Saturday, 24 April 2010

A Time to Betray called a CIA plot by Iran’s fanatics

[This is the heading over a post on the Gather website by Reza Khalili. It reads in part:]

The Iranian government, through its daily paper, Aftab, published an article about me and my book, calling it, “A plot against the Islamic regime of Iran by the CIA.”

The paper starts with a lengthy headline:

"In a new scenario designed to create psychological warfare against Iran, the CIA has authorized a person who claims to have been a member of the Revolutionary Guards and to have spied for 10 years for the CIA to publish a book clearly named as a betrayal A Time to Betray by someone named Reza Kahlili."

The paper then goes on to attempt to refute some of the facts in my book:

"This person claims that the former President of Iran, Akbar Hashemi Rafsanjani, ordered the Pan Am bombing over Lockerbie. He says this despite the fact that Libyan TV has repeatedly shown Libyan leader, Muoamar Gaddafi, greeting al-Megrahi upon his return to Libya and that Megrahi was the only one indicted and sentenced for life for the bombing."

The paper fails to point out that I got my information from one of the regime’s own intelligence agents. This agent told me that the bombing was in retaliation for the downing of an Iranian commercial airliner by the US Navy.

[Reza Khalili's book, and Richard Marquise's reaction to it, is mentioned on this blog here.]


  1. One can see that Iran is immensely annoyed with Mr Kahlili for his assertion in his book that Iran did Lockerbie. Perhaps the Iranians fear that as the unlikelihood of a Libyan provenance gains credibility,they believe the US will begin to promote the "Iran did it" line, which various ex CIA lights, especially Mr Baer have begun to do.

    Both Mr Kahlili and Mr Baer are however constrained by their circumstances. Both are essentially pensioners of the CIA, and are not allowed to implicate their former employer. Neither might want to, but to a certain extent, especially in Mr Baer's case they are prisoners of what they've said publicly, and cannot be unsaid. Both the Iranian and the British secret services adopt the line of "silence until death, and then not".

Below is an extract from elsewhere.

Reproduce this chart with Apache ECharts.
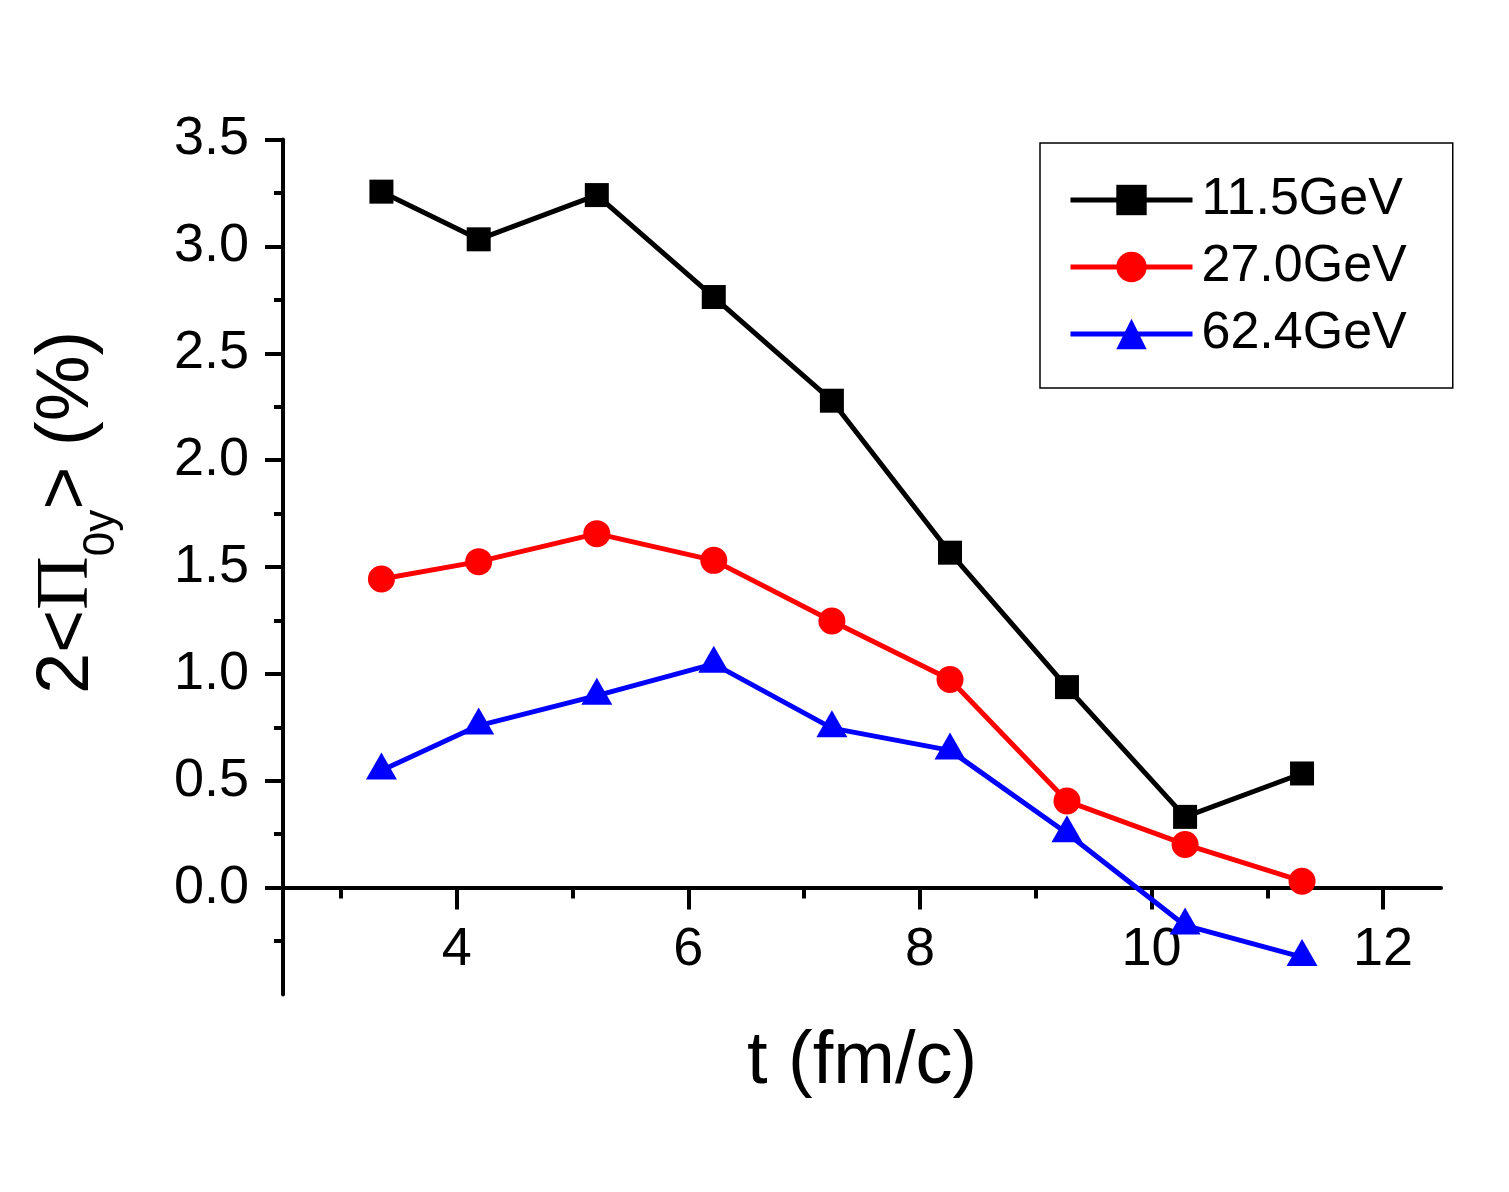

    The presence of the CIA at Lockerbie (which essentially Mr Marquise denies, but he is an unreliable witness) is fully attested by Johnston, Charles and elements of the Scottish Police; but that story is tortuous and hard to tell and has not been done with any completeness yet.

    Mr Marquise is certainly wrong that Mr Baer had no involvement with Lockerbie beyond that of a newspaper reader, and put his and Ms Stahl's CBS story of meeting a Mr Behbahani, or two of them together, and it becomes somewhat clearer. That was in 2000, during the early stages of the Zeist trial.

    But little facts keep slipping out. Mr Kahlili's story of the "radio transmitter" in his book, is almost certainly misleading, but somewhat confirmative to those who have guessed the truth more closely.

    Mr Marquise, we can forget about; he can only preach from his prosecutor's pulpit. I have offered him my story and he has refused to reply, simply falling back on his position of authority.

    Lockerbie was for him a really sad end to what promised to be a fine career.

  2. Nice Post~!!!. . . . . . . . . . . . . . . . . . . . . . . . . . . . . . . . . . . . . . . . . . . . . . . . . . . . . . . . . . . .

  3. Just don't touch his micro-dots.......
    (mine are fine)

    I''m not sure we can trust Khalili's reading of said Irannian article, but if it really says something like "Libyan TV has repeatedly shown Libyan leader, Muoamar Gaddafi, greeting al-Megrahi upon his return to Libya and that Megrahi was the only one indicted and sentenced for life for the bombing," it's one of the dumber arguments I've heard.